GOAL
Retype, with no alterations, every line between the one containing "Reproduce this chart" and the one containing "90], [390000, 99]];", counting both of those lines too. Pictures are to be left out.

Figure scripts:
-.-.-

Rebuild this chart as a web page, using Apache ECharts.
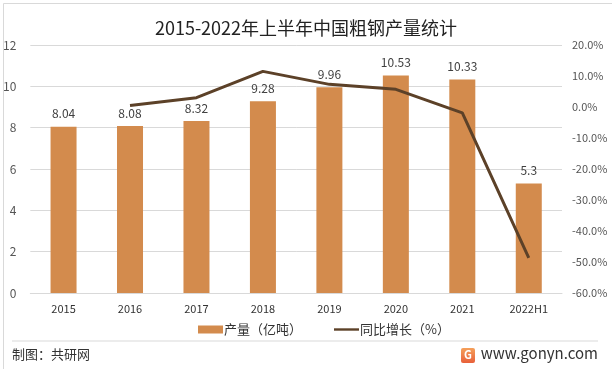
<!DOCTYPE html>
<html><head><meta charset="utf-8">
<script src="https://cdn.jsdelivr.net/npm/echarts@6/dist/echarts.min.js"></script>
<style>html,body{margin:0;padding:0;background:#fff}#c{width:612px;height:369px}</style>
</head><body><div id="c"></div>
<script>
const categories = ['2015','2016','2017','2018','2019','2020','2021','2022H1'];
const output = [8.04, 8.08, 8.32, 9.28, 9.96, 10.53, 10.33, 5.3];
const growth = [null, 0.5, 3.0, 11.5, 7.3, 5.7, -1.9, -48.7];
const leftTicks = {min: 0, max: 12, interval: 2};
const rightTicks = {min: -60, max: 20, interval: 10};

const chart = echarts.init(document.getElementById('c'), null, {renderer: 'canvas'});
const font = '"Microsoft YaHei","Noto Sans CJK SC",sans-serif';
chart.setOption({
  animation: false,
  backgroundColor: '#fff',
  textStyle: {fontFamily: font},
  title: {
    text: '2015-2022年上半年中国粗钢产量统计',
    left: 'center', top: 14,
    textStyle: {fontSize: 18, fontWeight: 'normal', color: '#222', fontFamily: font}
  },
  grid: {left: 29, right: 50, top: 45, bottom: 76},
  legend: {
    top: 318, left: 193, itemGap: 32, itemWidth: 25, itemHeight: 8,
    textStyle: {fontSize: 13, color: '#333', padding: [0,0,0,-4]},
    data: [{name: '产量（亿吨）', icon: 'rect'}, {name: '同比增长（%）', icon: 'path://M0,0M0,8M0,2.8H25V5.2H0Z'}]
  },
  xAxis: {
    type: 'category', data: categories,
    axisLine: {show: true, lineStyle: {color: '#d9d9d9'}},
    axisTick: {show: false},
    axisLabel: {color: '#333', fontSize: 11, margin: 10}
  },
  yAxis: [{
    type: 'value', min: leftTicks.min, max: leftTicks.max, interval: leftTicks.interval,
    axisLabel: {color: '#555', fontSize: 12, margin: 14},
    splitLine: {lineStyle: {color: '#d9d9d9'}},
    axisLine: {show: false}, axisTick: {show: false}
  }, {
    type: 'value', min: rightTicks.min, max: rightTicks.max, interval: rightTicks.interval,
    axisLabel: {color: '#555', fontSize: 11, margin: 10, formatter: v => v.toFixed(1) + '%'},
    splitLine: {show: false}, axisLine: {show: false}, axisTick: {show: false}
  }],
  series: [{
    name: '产量（亿吨）', type: 'bar', data: output, barWidth: 26,
    itemStyle: {color: '#D38B4D'},
    label: {show: true, position: 'top', distance: 7, color: '#404040', fontSize: 12}
  }, {
    name: '同比增长（%）', type: 'line', yAxisIndex: 1, data: growth,
    symbol: 'none', showSymbol: false,
    lineStyle: {color: '#5C4128', width: 3}, itemStyle: {color: '#5C4128'}
  }],
  graphic: [
    {type: 'rect', left: 1, top: 1, shape: {width: 609, height: 366}, style: {fill: 'none', stroke: '#d9d9d9', lineWidth: 1}, silent: true},
    {type: 'line', shape: {x1: 12, y1: 341, x2: 598, y2: 341}, style: {stroke: '#d9d9d9', lineWidth: 1}},
    {type: 'text', left: 12, top: 348, style: {text: '制图：共研网', fontSize: 13, fill: '#333', fontFamily: font}},
    {type: 'rect', left: 461, top: 348, shape: {width: 14, height: 15, r: 2}, style: {fill: new echarts.graphic.LinearGradient(0,0,0,1,[{offset:0,color:'#F5A05A'},{offset:1,color:'#E8603A'}])}},
    {type: 'text', left: 464, top: 349, style: {text: 'G', fontSize: 11, fontWeight: 'bold', fill: '#fff', fontFamily: font}},
    {type: 'text', right: 14, top: 346, style: {text: 'www.gonyn.com', fontSize: 15, fill: '#333', fontFamily: font}}
  ]
});
</script></body></html>
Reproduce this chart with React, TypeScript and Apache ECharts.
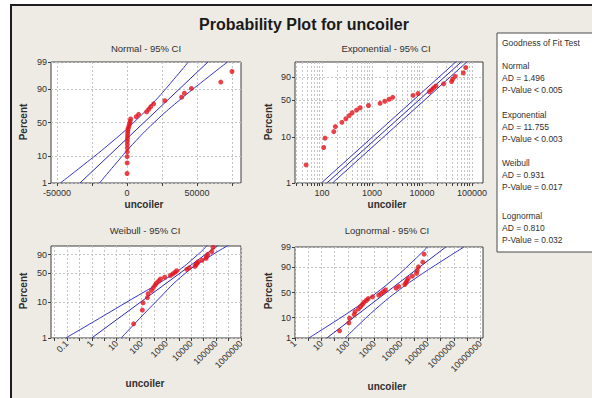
import React, { useEffect, useRef } from 'react';
import * as echarts from 'echarts';

// ---- data (same sample in all four panels) ----
const uncoiler = [48, 108, 115, 172, 185, 250, 300, 350, 400, 490, 580, 850, 1450, 1800, 2200, 2600, 6600, 8300, 14000, 15500, 17000, 19000, 27000, 39000, 41000, 46000, 67000, 75000];
const percent = [2.5, 6.0, 9.5, 13.0, 16.5, 20.1, 23.6, 27.1, 30.6, 34.2, 37.7, 41.2, 44.7, 48.2, 51.8, 55.3, 58.8, 62.3, 65.8, 69.4, 72.9, 76.4, 79.9, 83.5, 87.0, 90.5, 94.0, 97.5];

// fitted lines and 95% CI bands: [uncoiler, percent]
const normalFit = [[-33600, 1], [57800, 99]];
const normalLower = [[-47600, 1], [-31400, 5], [-12900, 20], [4800, 50], [20200, 80], [33200, 95], [43800, 99]];
const normalUpper = [[-19600, 1], [-9000, 5], [4000, 20], [19400, 50], [37100, 80], [55600, 95], [71800, 99]];

const expFit = [[125, 1], [65700, 99.5]];
const expLower = [[97, 1], [51000, 99.5]];
const expUpper = [[162, 1], [85000, 99.5]];

const weibullFit = [[0.99, 1], [138000, 99]];
const weibullLower = [[0.09, 1], [26, 10], [2140, 50], [18200, 90], [49000, 99]];
const weibullUpper = [[15.3, 1], [370, 10], [5900, 50], [72000, 90], [390000, 99]];

const lognormFit = [[16, 1], [495000, 99]];
const lognormLower = [[3.3, 1], [20.7, 5], [167, 20], [1240, 50], [7000, 80], [30800, 95], [101600, 99]];
const lognormUpper = [[78, 1], [258, 5], [1130, 20], [6400, 50], [47600, 80], [385000, 95], [2400000, 99]];

// tick labels
const normalXLabels = [-50000, 0, 50000];
const normalXGrid = [-50000, -25000, 0, 25000, 50000, 75000];
const expXLabels = [100, 1000, 10000, 100000];
const weibullXLabels = [0.1, 1, 10, 100, 1000, 10000, 100000, 1000000];
const lognormXLabels = [1, 10, 100, 1000, 10000, 100000, 1000000, 10000000];
const normalYTicks = [1, 10, 50, 90, 99];
const expYTicks = [1, 10, 50, 90];
const weibullYTicks = [1, 10, 50, 90];
const lognormYTicks = [1, 10, 50, 90, 99];

const gofLines = [
  'Goodness of Fit Test', '',
  'Normal', 'AD = 1.496', 'P-Value < 0.005', '',
  'Exponential', 'AD = 11.755', 'P-Value < 0.003', '',
  'Weibull', 'AD = 0.931', 'P-Value = 0.017', '',
  'Lognormal', 'AD = 0.810', 'P-Value = 0.032',
];

// ---- probability-scale transforms ----
function probit(p: number): number {
  const a = [-39.69683028665376, 220.9460984245205, -275.9285104469687, 138.357751867269, -30.66479806614716, 2.506628277459239];
  const b = [-54.47609879822406, 161.5858368580409, -155.6989798598866, 66.80131188771972, -13.28068155288572];
  const c = [-0.007784894002430293, -0.3223964580411365, -2.400758277161838, -2.549732539343734, 4.374664141464968, 2.938163982698783];
  const d = [0.007784695709041462, 0.3224671290700398, 2.445134137142996, 3.754408661907416];
  const pl = 0.02425;
  if (p < pl) {
    const q = Math.sqrt(-2 * Math.log(p));
    return (((((c[0] * q + c[1]) * q + c[2]) * q + c[3]) * q + c[4]) * q + c[5]) / ((((d[0] * q + d[1]) * q + d[2]) * q + d[3]) * q + 1);
  }
  if (p <= 1 - pl) {
    const q = p - 0.5;
    const r = q * q;
    return (((((a[0] * r + a[1]) * r + a[2]) * r + a[3]) * r + a[4]) * r + a[5]) * q / (((((b[0] * r + b[1]) * r + b[2]) * r + b[3]) * r + b[4]) * r + 1);
  }
  const q = Math.sqrt(-2 * Math.log(1 - p));
  return -(((((c[0] * q + c[1]) * q + c[2]) * q + c[3]) * q + c[4]) * q + c[5]) / ((((d[0] * q + d[1]) * q + d[2]) * q + d[3]) * q + 1);
}
const zOf = (pct: number) => probit(pct / 100);
const wOf = (pct: number) => Math.log10(-Math.log(1 - pct / 100));
const lin = (v: number) => v;
const lg = (v: number) => Math.log10(v);

const FONT = '"Liberation Sans", Arial, sans-serif';
const TXT = '#303030';
const BLUE = '#3434C8';
const RED = '#E3141B';

function decadeMinors(lo: number, hi: number): number[] {
  const out: number[] = [];
  for (let e = Math.floor(lo) - 1; e <= Math.ceil(hi); e++) {
    for (let k = 1; k <= 9; k++) {
      const v = Math.log10(k * Math.pow(10, e));
      if (v >= lo - 1e-9 && v <= hi + 1e-9) out.push(v);
    }
  }
  return out;
}
function halfDecades(lo: number, hi: number): number[] {
  const out: number[] = [];
  for (let v = Math.ceil(lo * 2) / 2; v <= hi + 1e-9; v += 0.5) out.push(v);
  return out;
}

type Panel = {
  g: number[]; xT: (v: number) => number; yT: (v: number) => number;
  xMin: number; xMax: number; yMin: number; yMax: number;
  xLabels: number[]; xGrid: number[]; yTicks: number[]; rotate: number;
  fit: number[][]; lower: number[][]; upper: number[][];
};

const panels: Panel[] = [
  {
    g: [51, 62, 190, 121], xT: lin, yT: zOf, xMin: -54286, xMax: 81429, yMin: zOf(1), yMax: zOf(99),
    xLabels: normalXLabels, xGrid: normalXGrid, yTicks: normalYTicks, rotate: 0,
    fit: normalFit, lower: normalLower, upper: normalUpper,
  },
  {
    g: [295, 62, 188, 121], xT: lg, yT: wOf, xMin: 1.46, xMax: 5.22, yMin: wOf(1), yMax: 0.691,
    xLabels: expXLabels, xGrid: decadeMinors(1.46, 5.22), yTicks: expYTicks, rotate: 0,
    fit: expFit, lower: expLower, upper: expUpper,
  },
  {
    g: [51, 246, 190, 92], xT: lg, yT: wOf, xMin: -1.64, xMax: 6.0, yMin: wOf(1), yMax: 0.608,
    xLabels: weibullXLabels, xGrid: halfDecades(-1.64, 6.0), yTicks: weibullYTicks, rotate: 45,
    fit: weibullFit, lower: weibullLower, upper: weibullUpper,
  },
  {
    g: [295, 247, 188, 91], xT: lg, yT: zOf, xMin: 0, xMax: 7.1, yMin: zOf(1), yMax: zOf(99),
    xLabels: lognormXLabels, xGrid: halfDecades(0, 7.1), yTicks: lognormYTicks, rotate: 45,
    fit: lognormFit, lower: lognormLower, upper: lognormUpper,
  },
];

function lookupFormatter(raw: number[], t: number[]) {
  return (v: number) => {
    for (let i = 0; i < t.length; i++) {
      if (Math.abs(t[i] - v) < 1e-6 * Math.max(1, Math.abs(v))) return String(raw[i]);
    }
    return '';
  };
}

function buildOption() {
  const grid: any[] = [];
  const xAxis: any[] = [];
  const yAxis: any[] = [];
  const series: any[] = [];
  const split = { show: true, lineStyle: { color: '#C4C4C4', type: [2, 2], width: 1 } };

  panels.forEach((p, i) => {
    grid.push({
      left: p.g[0], top: p.g[1], width: p.g[2], height: p.g[3],
      show: true, backgroundColor: '#FFFFFF', borderColor: '#3C3C3C', borderWidth: 1,
      containLabel: false, outerBoundsMode: 'none',
    });
    const xLabT = p.xLabels.map(p.xT);
    xAxis.push({
      type: 'value', gridIndex: i, min: p.xMin, max: p.xMax, position: 'bottom',
      axisLine: { show: false, onZero: false },
      axisTick: { show: true, length: 3, customValues: p.xGrid, lineStyle: { color: '#3C3C3C' } },
      axisLabel: {
        customValues: xLabT, formatter: lookupFormatter(p.xLabels, xLabT),
        fontSize: 9, color: TXT, fontFamily: FONT, margin: p.rotate ? 4 : 5, rotate: p.rotate,
      },
      splitLine: split,
    });
    const yT = p.yTicks.map(p.yT);
    yAxis.push({
      type: 'value', gridIndex: i, min: p.yMin, max: p.yMax, position: 'left',
      axisLine: { show: false, onZero: false },
      axisTick: { show: true, length: 3, customValues: yT, lineStyle: { color: '#3C3C3C' } },
      axisLabel: {
        customValues: yT, formatter: lookupFormatter(p.yTicks, yT),
        fontSize: 9, color: TXT, fontFamily: FONT, margin: 4,
      },
      splitLine: split,
    });
    const toXY = (arr: number[][]) => arr.map((d) => [p.xT(d[0]), p.yT(d[1])]);
    [p.lower, p.upper].forEach((ln) => {
      series.push({
        type: 'line', xAxisIndex: i, yAxisIndex: i, data: toXY(ln), smooth: ln.length > 2,
        showSymbol: false, symbol: 'none', clip: true, silent: true,
        lineStyle: { color: BLUE, width: 1 }, z: 2,
      });
    });
    series.push({
      type: 'line', xAxisIndex: i, yAxisIndex: i, data: toXY(p.fit),
      showSymbol: false, symbol: 'none', clip: true, silent: true,
      lineStyle: { color: '#2A2AB0', width: 1 }, z: 2,
    });
    series.push({
      type: 'scatter', xAxisIndex: i, yAxisIndex: i,
      data: uncoiler.map((v, k) => [p.xT(v), p.yT(percent[k])]),
      symbolSize: 5, itemStyle: { color: RED }, z: 3, silent: true,
    });
  });

  const txt = (x: number, y: number, text: string, o: any = {}) => ({
    type: 'text', x, y, silent: true,
    style: {
      text, x: 0, y: 0, fill: o.fill || TXT, font: o.font || `9px ${FONT}`,
      textAlign: o.align || 'center', textVerticalAlign: 'middle',
    },
    rotation: o.rotation || 0, z: 10,
  });

  const graphic: any[] = [
    { type: 'rect', shape: { x: 11, y: 5, width: 620, height: 420 }, style: { fill: '#EEEBE4', stroke: '#1E1E1E', lineWidth: 2 }, z: -100, silent: true },
    txt(304, 24, 'Probability Plot for uncoiler', { font: `bold 16px ${FONT}`, fill: '#1A1A1A' }),
    txt(146, 48, 'Normal - 95% CI', { font: `9.5px ${FONT}` }),
    txt(386, 48, 'Exponential - 95% CI', { font: `9.5px ${FONT}` }),
    txt(145, 230, 'Weibull - 95% CI', { font: `9.5px ${FONT}` }),
    txt(387, 230, 'Lognormal - 95% CI', { font: `9.5px ${FONT}` }),
    txt(144, 204, 'uncoiler', { font: `bold 10px ${FONT}` }),
    txt(387, 204, 'uncoiler', { font: `bold 10px ${FONT}` }),
    txt(145, 383, 'uncoiler', { font: `bold 10px ${FONT}` }),
    txt(387, 386, 'uncoiler', { font: `bold 10px ${FONT}` }),
    txt(23, 122, 'Percent', { font: `bold 10px ${FONT}`, rotation: Math.PI / 2 }),
    txt(268, 122, 'Percent', { font: `bold 10px ${FONT}`, rotation: Math.PI / 2 }),
    txt(23, 291, 'Percent', { font: `bold 10px ${FONT}`, rotation: Math.PI / 2 }),
    txt(268, 291, 'Percent', { font: `bold 10px ${FONT}`, rotation: Math.PI / 2 }),
    { type: 'rect', shape: { x: 497, y: 33, width: 120, height: 219 }, style: { fill: '#FFFFFF', stroke: '#4A4A4A', lineWidth: 1 }, z: 5, silent: true },
  ];
  const gofY = [43, 0, 66, 78, 90, 0, 115, 127, 139, 0, 163, 175, 187, 0, 216, 228, 240];
  gofLines.forEach((t, k) => {
    if (t) graphic.push(txt(502, gofY[k], t, { align: 'left', font: `8.5px ${FONT}` }));
  });

  return {
    animation: false,
    backgroundColor: '#FFFFFF',
    grid, xAxis, yAxis, series, graphic,
  };
}

export default function App() {
  const ref = useRef<HTMLDivElement>(null);
  useEffect(() => {
    const chart = echarts.init(ref.current as HTMLDivElement, null, { renderer: 'svg' });
    chart.setOption(buildOption());
    return () => chart.dispose();
  }, []);
  return <div ref={ref} style={{ position: 'fixed', left: 0, top: 0, width: 592, height: 398 }} />;
}
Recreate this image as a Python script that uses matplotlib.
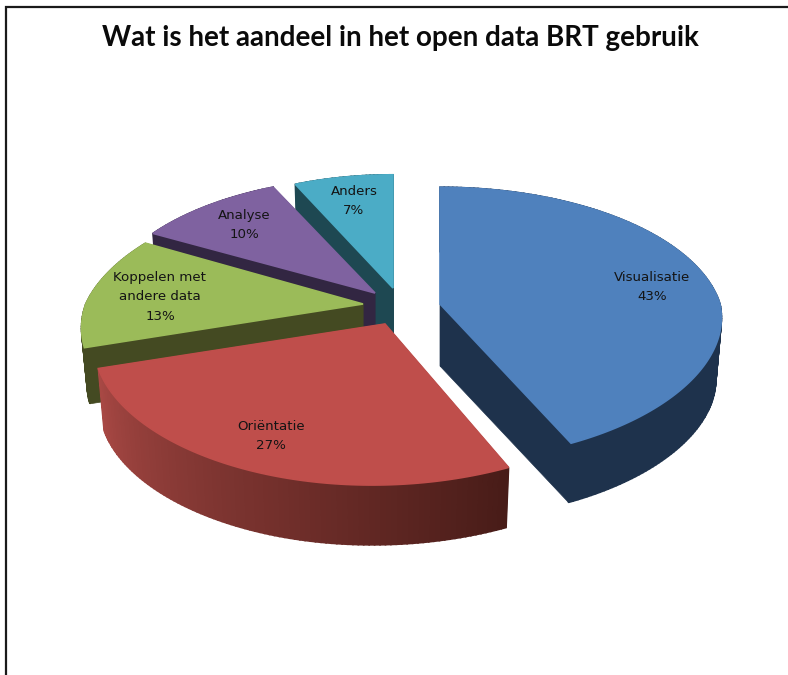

-.-.-

SOLUTION TO THIS TASK
Reproduce this chart with React, TypeScript and Apache ECharts.
import React, { useEffect, useRef } from 'react';
import * as echarts from 'echarts';

// ---- data (same sample in all four panels) ----
const uncoiler = [48, 108, 115, 172, 185, 250, 300, 350, 400, 490, 580, 850, 1450, 1800, 2200, 2600, 6600, 8300, 14000, 15500, 17000, 19000, 27000, 39000, 41000, 46000, 67000, 75000];
const percent = [2.5, 6.0, 9.5, 13.0, 16.5, 20.1, 23.6, 27.1, 30.6, 34.2, 37.7, 41.2, 44.7, 48.2, 51.8, 55.3, 58.8, 62.3, 65.8, 69.4, 72.9, 76.4, 79.9, 83.5, 87.0, 90.5, 94.0, 97.5];

// fitted lines and 95% CI bands: [uncoiler, percent]
const normalFit = [[-33600, 1], [57800, 99]];
const normalLower = [[-47600, 1], [-31400, 5], [-12900, 20], [4800, 50], [20200, 80], [33200, 95], [43800, 99]];
const normalUpper = [[-19600, 1], [-9000, 5], [4000, 20], [19400, 50], [37100, 80], [55600, 95], [71800, 99]];

const expFit = [[125, 1], [65700, 99.5]];
const expLower = [[97, 1], [51000, 99.5]];
const expUpper = [[162, 1], [85000, 99.5]];

const weibullFit = [[0.99, 1], [138000, 99]];
const weibullLower = [[0.09, 1], [26, 10], [2140, 50], [18200, 90], [49000, 99]];
const weibullUpper = [[15.3, 1], [370, 10], [5900, 50], [72000, 90], [390000, 99]];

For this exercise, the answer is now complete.